====== MATERIAL

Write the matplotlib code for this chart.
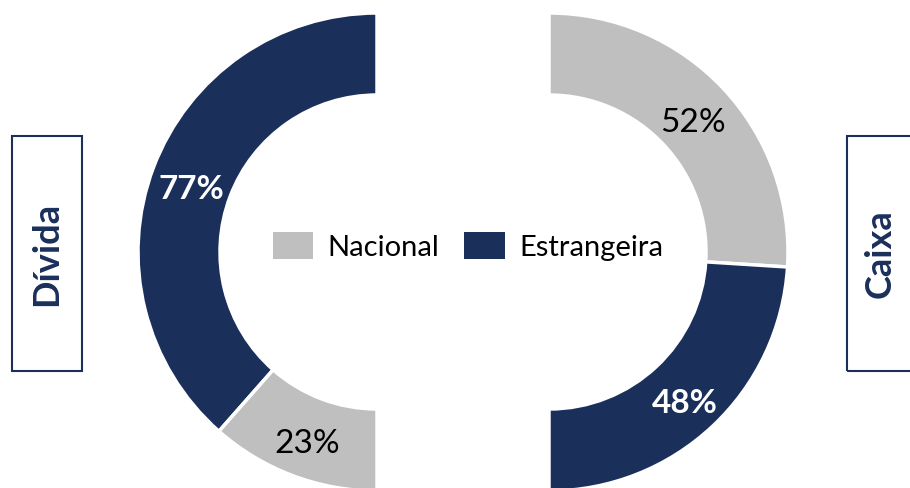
import matplotlib
matplotlib.use("Agg")
import matplotlib.pyplot as plt
from matplotlib.patches import Rectangle, Patch
import numpy as np

# Composition of debt (Dívida) and cash (Caixa) by currency
categories = ["Nacional", "Estrangeira"]
divida = [23, 77]   # Nacional, Estrangeira
caixa = [52, 48]    # Nacional, Estrangeira

NAVY = "#1A2F5A"
GRAY = "#BFBFBF"
plt.rcParams["font.family"] = ["Lato", "DejaVu Sans"]

W, H = 910, 489
fig = plt.figure(figsize=(W / 100, H / 100), dpi=100)
ax = fig.add_axes([0, 0, 1, 1])

R_OUT, R_IN = 239, 157
ring = R_OUT - R_IN
r_label = (R_OUT + R_IN) / 2
label_dy = -6  # nudge the percentage text slightly downward
cy = H - 253
centers = {"left": (377, cy), "right": (549, cy)}


def half_donut(values, colors, center, counterclock, label_styles):
    # values fill a half circle; a hidden wedge of equal total fills the rest
    total = sum(values)
    wedges, _ = ax.pie(values + [total], colors=colors + ["white"],
                       startangle=90, counterclock=counterclock,
                       center=center, radius=R_OUT, frame=True,
                       wedgeprops=dict(width=ring, edgecolor="white", linewidth=2.5))
    wedges[-1].set_visible(False)
    ang = 90.0
    sign = 1 if counterclock else -1
    for v, style in zip(values, label_styles):
        span = 180.0 * v / total
        mid = np.deg2rad(ang + sign * span / 2)
        ang += sign * span
        ax.text(center[0] + r_label * np.cos(mid),
                center[1] + r_label * np.sin(mid) + label_dy,
                f"{v}%", ha="center", va="center", fontsize=24, **style)


white_bold = dict(color="white", fontweight="bold")
black = dict(color="black")

# left: Estrangeira from the top going counter-clockwise, then Nacional
half_donut([divida[1], divida[0]], [NAVY, GRAY], centers["left"], True,
           [white_bold, black])
# right: Nacional from the top going clockwise, then Estrangeira
half_donut([caixa[0], caixa[1]], [GRAY, NAVY], centers["right"], False,
           [black, white_bold])

# side title boxes
for (x0, x1), title, tx in [((12, 82), "Dívida", 47), ((847, 917), "Caixa", 880)]:
    ax.add_patch(Rectangle((x0, H - 372), x1 - x0, 235, fill=False,
                           edgecolor=NAVY, linewidth=1.5))
    ax.text(tx, H - 254, title, rotation=90, ha="center", va="center",
            fontsize=26, fontweight="bold", color=NAVY)

handles = [Patch(facecolor=GRAY, edgecolor="none"), Patch(facecolor=NAVY, edgecolor="none")]
fig.legend(handles, categories, loc="center", bbox_to_anchor=(468 / W, 1 - 247 / H),
           ncol=2, frameon=False, fontsize=21, handlelength=1.38, handleheight=1.03,
           handletextpad=0.5, columnspacing=0.85)

ax.set_xlim(0, W)
ax.set_ylim(0, H)
ax.set_aspect("equal")
ax.set_axis_off()

fig.savefig("out.png", dpi=100)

============

* SET PROBLEM *
Take the material above from its first line through the line holding "import numpy as np" and set it down exactly, without the pictures.

* SOLUTION TO THE EXERCISE *
Write the matplotlib code for this chart.
import matplotlib
matplotlib.use("Agg")
import matplotlib.pyplot as plt
from matplotlib.patches import Rectangle, Patch
import numpy as np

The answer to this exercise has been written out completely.